■ **Information shown**:
━━━━━━━━━━

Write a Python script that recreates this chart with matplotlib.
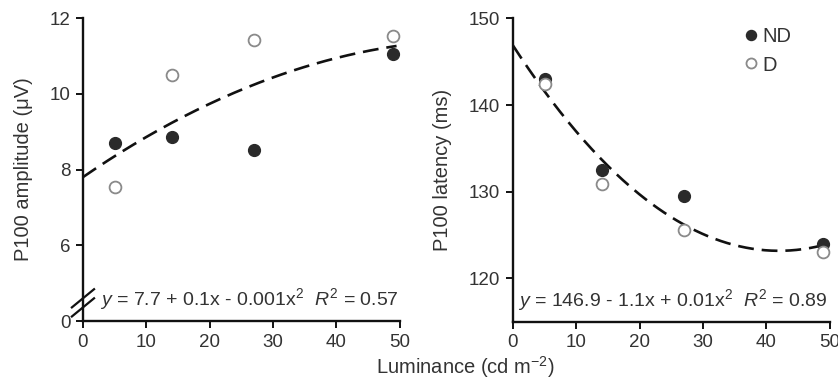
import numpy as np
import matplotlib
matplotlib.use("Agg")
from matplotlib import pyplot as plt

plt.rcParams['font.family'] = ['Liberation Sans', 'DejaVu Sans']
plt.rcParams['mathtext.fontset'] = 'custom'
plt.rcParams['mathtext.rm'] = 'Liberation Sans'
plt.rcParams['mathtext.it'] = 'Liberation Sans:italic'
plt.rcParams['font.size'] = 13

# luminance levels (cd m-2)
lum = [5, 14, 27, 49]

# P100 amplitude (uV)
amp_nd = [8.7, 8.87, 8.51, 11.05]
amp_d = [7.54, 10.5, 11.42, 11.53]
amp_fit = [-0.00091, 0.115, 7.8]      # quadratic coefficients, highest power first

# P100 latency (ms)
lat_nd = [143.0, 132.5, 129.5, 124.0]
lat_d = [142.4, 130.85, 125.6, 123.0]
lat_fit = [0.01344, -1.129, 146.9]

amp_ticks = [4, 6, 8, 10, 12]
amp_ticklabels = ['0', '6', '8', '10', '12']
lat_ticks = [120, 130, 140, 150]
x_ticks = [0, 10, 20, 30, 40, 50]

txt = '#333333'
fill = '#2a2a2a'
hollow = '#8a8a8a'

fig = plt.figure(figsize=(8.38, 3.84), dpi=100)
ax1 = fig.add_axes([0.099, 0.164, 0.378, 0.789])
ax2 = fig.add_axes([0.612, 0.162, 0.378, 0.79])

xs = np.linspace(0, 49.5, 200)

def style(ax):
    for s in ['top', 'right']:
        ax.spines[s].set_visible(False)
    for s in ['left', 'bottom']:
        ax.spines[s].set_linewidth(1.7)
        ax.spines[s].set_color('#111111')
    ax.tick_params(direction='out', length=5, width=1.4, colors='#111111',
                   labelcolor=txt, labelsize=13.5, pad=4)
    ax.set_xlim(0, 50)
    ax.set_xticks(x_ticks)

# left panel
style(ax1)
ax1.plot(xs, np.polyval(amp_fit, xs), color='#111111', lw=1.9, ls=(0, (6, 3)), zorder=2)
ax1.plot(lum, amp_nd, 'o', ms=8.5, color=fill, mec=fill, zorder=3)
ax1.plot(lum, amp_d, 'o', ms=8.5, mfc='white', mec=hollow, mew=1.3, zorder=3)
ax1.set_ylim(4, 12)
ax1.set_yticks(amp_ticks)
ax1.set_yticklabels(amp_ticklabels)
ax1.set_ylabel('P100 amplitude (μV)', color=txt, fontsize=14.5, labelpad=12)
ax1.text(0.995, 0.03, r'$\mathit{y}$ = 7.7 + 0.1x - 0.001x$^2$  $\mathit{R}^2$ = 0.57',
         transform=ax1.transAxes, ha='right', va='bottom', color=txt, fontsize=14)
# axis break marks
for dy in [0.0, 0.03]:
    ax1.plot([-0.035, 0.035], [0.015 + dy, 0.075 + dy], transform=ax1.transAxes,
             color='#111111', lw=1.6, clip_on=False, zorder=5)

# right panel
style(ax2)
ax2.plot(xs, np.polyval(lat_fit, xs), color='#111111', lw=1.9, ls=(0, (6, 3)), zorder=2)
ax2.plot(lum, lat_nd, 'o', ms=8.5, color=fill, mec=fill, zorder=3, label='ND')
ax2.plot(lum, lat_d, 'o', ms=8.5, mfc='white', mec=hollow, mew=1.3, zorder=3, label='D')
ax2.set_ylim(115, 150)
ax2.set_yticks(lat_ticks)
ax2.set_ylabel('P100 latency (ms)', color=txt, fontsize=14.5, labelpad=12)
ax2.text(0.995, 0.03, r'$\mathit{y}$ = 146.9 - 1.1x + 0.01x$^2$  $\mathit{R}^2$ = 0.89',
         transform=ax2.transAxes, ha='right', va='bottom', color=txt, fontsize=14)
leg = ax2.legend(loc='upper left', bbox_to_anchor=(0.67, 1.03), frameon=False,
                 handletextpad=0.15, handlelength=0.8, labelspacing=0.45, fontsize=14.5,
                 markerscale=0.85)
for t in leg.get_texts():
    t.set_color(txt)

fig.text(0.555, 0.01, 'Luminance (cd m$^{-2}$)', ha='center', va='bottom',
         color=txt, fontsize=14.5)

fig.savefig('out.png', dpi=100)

━━━━━━━━━━

■ **Exercise task**: The material above holds pictures; copy everything else in it exactly.

■ **Written reply**:
Write a Python script that recreates this chart with matplotlib.
import numpy as np
import matplotlib
matplotlib.use("Agg")
from matplotlib import pyplot as plt

plt.rcParams['font.family'] = ['Liberation Sans', 'DejaVu Sans']
plt.rcParams['mathtext.fontset'] = 'custom'
plt.rcParams['mathtext.rm'] = 'Liberation Sans'
plt.rcParams['mathtext.it'] = 'Liberation Sans:italic'
plt.rcParams['font.size'] = 13

# luminance levels (cd m-2)
lum = [5, 14, 27, 49]

# P100 amplitude (uV)
amp_nd = [8.7, 8.87, 8.51, 11.05]
amp_d = [7.54, 10.5, 11.42, 11.53]
amp_fit = [-0.00091, 0.115, 7.8]      # quadratic coefficients, highest power first

# P100 latency (ms)
lat_nd = [143.0, 132.5, 129.5, 124.0]
lat_d = [142.4, 130.85, 125.6, 123.0]
lat_fit = [0.01344, -1.129, 146.9]

amp_ticks = [4, 6, 8, 10, 12]
amp_ticklabels = ['0', '6', '8', '10', '12']
lat_ticks = [120, 130, 140, 150]
x_ticks = [0, 10, 20, 30, 40, 50]

txt = '#333333'
fill = '#2a2a2a'
hollow = '#8a8a8a'

fig = plt.figure(figsize=(8.38, 3.84), dpi=100)
ax1 = fig.add_axes([0.099, 0.164, 0.378, 0.789])
ax2 = fig.add_axes([0.612, 0.162, 0.378, 0.79])

xs = np.linspace(0, 49.5, 200)

def style(ax):
    for s in ['top', 'right']:
        ax.spines[s].set_visible(False)
    for s in ['left', 'bottom']:
        ax.spines[s].set_linewidth(1.7)
        ax.spines[s].set_color('#111111')
    ax.tick_params(direction='out', length=5, width=1.4, colors='#111111',
                   labelcolor=txt, labelsize=13.5, pad=4)
    ax.set_xlim(0, 50)
    ax.set_xticks(x_ticks)

# left panel
style(ax1)
ax1.plot(xs, np.polyval(amp_fit, xs), color='#111111', lw=1.9, ls=(0, (6, 3)), zorder=2)
ax1.plot(lum, amp_nd, 'o', ms=8.5, color=fill, mec=fill, zorder=3)
ax1.plot(lum, amp_d, 'o', ms=8.5, mfc='white', mec=hollow, mew=1.3, zorder=3)
ax1.set_ylim(4, 12)
ax1.set_yticks(amp_ticks)
ax1.set_yticklabels(amp_ticklabels)
ax1.set_ylabel('P100 amplitude (μV)', color=txt, fontsize=14.5, labelpad=12)
ax1.text(0.995, 0.03, r'$\mathit{y}$ = 7.7 + 0.1x - 0.001x$^2$  $\mathit{R}^2$ = 0.57',
         transform=ax1.transAxes, ha='right', va='bottom', color=txt, fontsize=14)
# axis break marks
for dy in [0.0, 0.03]:
    ax1.plot([-0.035, 0.035], [0.015 + dy, 0.075 + dy], transform=ax1.transAxes,
             color='#111111', lw=1.6, clip_on=False, zorder=5)

# right panel
style(ax2)
ax2.plot(xs, np.polyval(lat_fit, xs), color='#111111', lw=1.9, ls=(0, (6, 3)), zorder=2)
ax2.plot(lum, lat_nd, 'o', ms=8.5, color=fill, mec=fill, zorder=3, label='ND')
ax2.plot(lum, lat_d, 'o', ms=8.5, mfc='white', mec=hollow, mew=1.3, zorder=3, label='D')
ax2.set_ylim(115, 150)
ax2.set_yticks(lat_ticks)
ax2.set_ylabel('P100 latency (ms)', color=txt, fontsize=14.5, labelpad=12)
ax2.text(0.995, 0.03, r'$\mathit{y}$ = 146.9 - 1.1x + 0.01x$^2$  $\mathit{R}^2$ = 0.89',
         transform=ax2.transAxes, ha='right', va='bottom', color=txt, fontsize=14)
leg = ax2.legend(loc='upper left', bbox_to_anchor=(0.67, 1.03), frameon=False,
                 handletextpad=0.15, handlelength=0.8, labelspacing=0.45, fontsize=14.5,
                 markerscale=0.85)
for t in leg.get_texts():
    t.set_color(txt)

fig.text(0.555, 0.01, 'Luminance (cd m$^{-2}$)', ha='center', va='bottom',
         color=txt, fontsize=14.5)

fig.savefig('out.png', dpi=100)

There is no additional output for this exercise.